Thanks @bluesign
Hi @Redallica, thanks for the comments.
Its complex imo to compare FLOW fee to L2s as they operate under different conditions, but here is a comparison - according to https://polygonscan.com - 45,000+ MATIC were collected yesterday (range between 25K-70K in the past few months) across 2.88M daily txns - costing an average of 0.016 MATIC or $0.02 (2 cents/txn) - this is ~14.8x what FLOW would charge post the 100x increase.
IMX charges a “Meta-transaction fee” - used to cover gas (behind the scenes) for txns that occur on eth mainnet. This is typically a small fraction (0.1%) of the total transaction value. I’m yet to go through Arbitrum papers but will get back to you on that!

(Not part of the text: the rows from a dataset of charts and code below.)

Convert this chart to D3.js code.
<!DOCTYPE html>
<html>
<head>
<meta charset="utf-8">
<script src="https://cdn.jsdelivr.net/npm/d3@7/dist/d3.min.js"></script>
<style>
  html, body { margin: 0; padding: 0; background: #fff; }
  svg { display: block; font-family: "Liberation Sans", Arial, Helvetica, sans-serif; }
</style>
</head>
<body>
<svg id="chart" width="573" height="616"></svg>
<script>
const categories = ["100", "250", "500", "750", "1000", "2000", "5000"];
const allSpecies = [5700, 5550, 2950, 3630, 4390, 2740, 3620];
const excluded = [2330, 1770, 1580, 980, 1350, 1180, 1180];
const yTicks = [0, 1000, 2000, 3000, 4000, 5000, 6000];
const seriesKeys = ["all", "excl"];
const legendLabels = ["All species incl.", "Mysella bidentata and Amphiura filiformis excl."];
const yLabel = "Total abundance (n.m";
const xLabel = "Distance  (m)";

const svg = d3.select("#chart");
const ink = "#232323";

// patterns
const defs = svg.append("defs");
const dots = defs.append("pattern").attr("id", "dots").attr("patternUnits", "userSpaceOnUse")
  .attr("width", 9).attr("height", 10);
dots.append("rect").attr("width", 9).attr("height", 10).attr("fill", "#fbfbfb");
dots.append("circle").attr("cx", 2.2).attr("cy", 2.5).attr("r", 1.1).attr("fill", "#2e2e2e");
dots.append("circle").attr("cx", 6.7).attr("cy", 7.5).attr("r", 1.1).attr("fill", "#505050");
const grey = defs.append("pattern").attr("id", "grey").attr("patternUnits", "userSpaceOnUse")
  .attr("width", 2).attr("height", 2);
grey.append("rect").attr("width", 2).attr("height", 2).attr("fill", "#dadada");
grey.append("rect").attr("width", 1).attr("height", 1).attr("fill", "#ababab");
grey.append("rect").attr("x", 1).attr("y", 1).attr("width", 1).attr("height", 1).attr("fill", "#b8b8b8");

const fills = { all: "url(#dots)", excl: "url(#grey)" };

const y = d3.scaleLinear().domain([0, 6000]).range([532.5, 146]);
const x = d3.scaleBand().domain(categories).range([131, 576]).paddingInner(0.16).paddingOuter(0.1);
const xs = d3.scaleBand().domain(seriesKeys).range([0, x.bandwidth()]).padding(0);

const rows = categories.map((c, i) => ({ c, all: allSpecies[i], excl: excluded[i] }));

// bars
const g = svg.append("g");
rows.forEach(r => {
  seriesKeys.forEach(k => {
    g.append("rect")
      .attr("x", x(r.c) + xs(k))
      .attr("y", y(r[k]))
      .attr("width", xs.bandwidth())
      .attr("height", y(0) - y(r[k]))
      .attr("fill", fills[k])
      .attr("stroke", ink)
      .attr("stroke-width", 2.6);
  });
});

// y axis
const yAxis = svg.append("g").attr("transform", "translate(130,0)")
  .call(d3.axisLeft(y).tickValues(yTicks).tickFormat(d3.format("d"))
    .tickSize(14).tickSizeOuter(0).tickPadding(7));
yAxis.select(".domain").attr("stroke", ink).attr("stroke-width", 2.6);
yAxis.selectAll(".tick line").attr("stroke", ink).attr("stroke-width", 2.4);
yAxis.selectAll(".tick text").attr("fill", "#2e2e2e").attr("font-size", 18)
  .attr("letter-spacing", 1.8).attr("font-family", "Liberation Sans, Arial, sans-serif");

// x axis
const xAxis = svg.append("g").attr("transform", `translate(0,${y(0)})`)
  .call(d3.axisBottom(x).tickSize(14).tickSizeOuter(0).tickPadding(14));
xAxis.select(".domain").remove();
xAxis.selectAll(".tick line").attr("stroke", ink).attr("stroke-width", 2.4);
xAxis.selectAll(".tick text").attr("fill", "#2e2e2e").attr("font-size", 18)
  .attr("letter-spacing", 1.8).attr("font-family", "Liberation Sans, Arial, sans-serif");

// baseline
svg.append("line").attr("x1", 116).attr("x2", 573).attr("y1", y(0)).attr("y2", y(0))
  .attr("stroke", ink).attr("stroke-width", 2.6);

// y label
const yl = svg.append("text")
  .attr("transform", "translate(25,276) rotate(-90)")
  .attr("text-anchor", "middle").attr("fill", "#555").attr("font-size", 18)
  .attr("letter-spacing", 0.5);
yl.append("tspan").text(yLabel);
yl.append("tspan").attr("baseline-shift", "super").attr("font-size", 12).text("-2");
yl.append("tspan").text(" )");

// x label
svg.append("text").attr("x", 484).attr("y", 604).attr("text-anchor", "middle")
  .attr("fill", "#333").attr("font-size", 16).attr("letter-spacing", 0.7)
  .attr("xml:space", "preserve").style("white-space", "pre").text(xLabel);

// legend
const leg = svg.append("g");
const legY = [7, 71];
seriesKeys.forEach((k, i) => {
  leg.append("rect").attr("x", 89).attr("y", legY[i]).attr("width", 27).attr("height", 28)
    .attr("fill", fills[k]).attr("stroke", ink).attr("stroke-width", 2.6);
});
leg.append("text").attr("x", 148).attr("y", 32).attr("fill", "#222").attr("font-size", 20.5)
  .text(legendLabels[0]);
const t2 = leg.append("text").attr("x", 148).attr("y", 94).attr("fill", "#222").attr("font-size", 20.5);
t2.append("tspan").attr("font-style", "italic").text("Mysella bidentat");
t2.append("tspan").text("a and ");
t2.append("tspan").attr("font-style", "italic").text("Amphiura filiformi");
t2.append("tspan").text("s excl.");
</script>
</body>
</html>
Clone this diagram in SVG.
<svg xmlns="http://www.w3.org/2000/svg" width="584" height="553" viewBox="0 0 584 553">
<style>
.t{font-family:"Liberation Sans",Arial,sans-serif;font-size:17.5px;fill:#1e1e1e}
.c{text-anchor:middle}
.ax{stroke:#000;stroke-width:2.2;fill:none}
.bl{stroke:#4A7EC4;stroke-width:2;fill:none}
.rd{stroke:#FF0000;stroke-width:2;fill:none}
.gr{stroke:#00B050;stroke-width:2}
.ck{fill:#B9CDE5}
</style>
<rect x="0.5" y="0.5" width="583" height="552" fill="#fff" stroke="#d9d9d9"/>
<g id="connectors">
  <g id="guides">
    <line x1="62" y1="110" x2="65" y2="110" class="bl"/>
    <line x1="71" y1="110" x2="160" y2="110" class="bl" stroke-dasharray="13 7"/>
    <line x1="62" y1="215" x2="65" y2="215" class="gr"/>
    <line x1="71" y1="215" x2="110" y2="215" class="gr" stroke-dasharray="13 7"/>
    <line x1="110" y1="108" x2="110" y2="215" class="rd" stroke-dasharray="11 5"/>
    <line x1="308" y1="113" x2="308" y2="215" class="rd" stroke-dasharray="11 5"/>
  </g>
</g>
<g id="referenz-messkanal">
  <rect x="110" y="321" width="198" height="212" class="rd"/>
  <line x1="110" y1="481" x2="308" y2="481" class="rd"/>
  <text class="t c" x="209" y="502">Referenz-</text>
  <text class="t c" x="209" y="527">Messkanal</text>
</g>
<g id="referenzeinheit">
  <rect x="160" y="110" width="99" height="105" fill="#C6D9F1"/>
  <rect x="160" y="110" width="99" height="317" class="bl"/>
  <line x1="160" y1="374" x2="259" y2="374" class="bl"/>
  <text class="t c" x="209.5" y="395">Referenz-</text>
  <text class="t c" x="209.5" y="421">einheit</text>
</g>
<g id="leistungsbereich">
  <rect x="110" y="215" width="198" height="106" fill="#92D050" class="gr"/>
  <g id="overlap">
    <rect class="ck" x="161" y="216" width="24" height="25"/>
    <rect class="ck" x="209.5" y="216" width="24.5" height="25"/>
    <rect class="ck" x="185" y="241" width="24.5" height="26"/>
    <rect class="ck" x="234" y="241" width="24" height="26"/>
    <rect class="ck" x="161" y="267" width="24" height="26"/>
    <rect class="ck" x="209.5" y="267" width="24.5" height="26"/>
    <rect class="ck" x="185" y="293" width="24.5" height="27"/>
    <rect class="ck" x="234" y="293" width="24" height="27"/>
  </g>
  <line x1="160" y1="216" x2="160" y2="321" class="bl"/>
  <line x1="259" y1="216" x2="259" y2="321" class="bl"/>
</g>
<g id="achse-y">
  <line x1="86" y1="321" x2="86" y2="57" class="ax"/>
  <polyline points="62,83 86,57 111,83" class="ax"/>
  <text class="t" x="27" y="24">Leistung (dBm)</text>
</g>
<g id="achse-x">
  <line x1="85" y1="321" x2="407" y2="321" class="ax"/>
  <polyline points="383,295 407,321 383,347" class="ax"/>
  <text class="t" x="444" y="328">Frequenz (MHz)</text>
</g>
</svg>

On your second question - yes, transaction fees are already paid to the node operators as stated in the Flow whitepaper. The protocol first draws from the “collected transaction fee pot”, computes the gap [target reward tokens minus fee collected in that epoch], and then issues new tokens equivalent to the gap. Thus I’d called this FLIP a baby step towards addressing inflation (or paving path for it), though I’m also working on proposing how inflation could be lowered by addressing other factors.
Hi @TraderFlow
Thanks for your feedback. Like I stated under “impact” section (point #3), imo Flow would continue to remain competitive and economically attractive, given the high correlation b/w token price of FLOW and other networks. A substantial change in FLOW token price is expected to happen in parallel to a “quite substantial” change in token prices of other chains, making sure that we continue to remain similarly “competitive, but cheap”, like shown in the table above “final word” section of the FLIP document. However, like you said, we must remain open as a community to revisit these fees based on market conditions!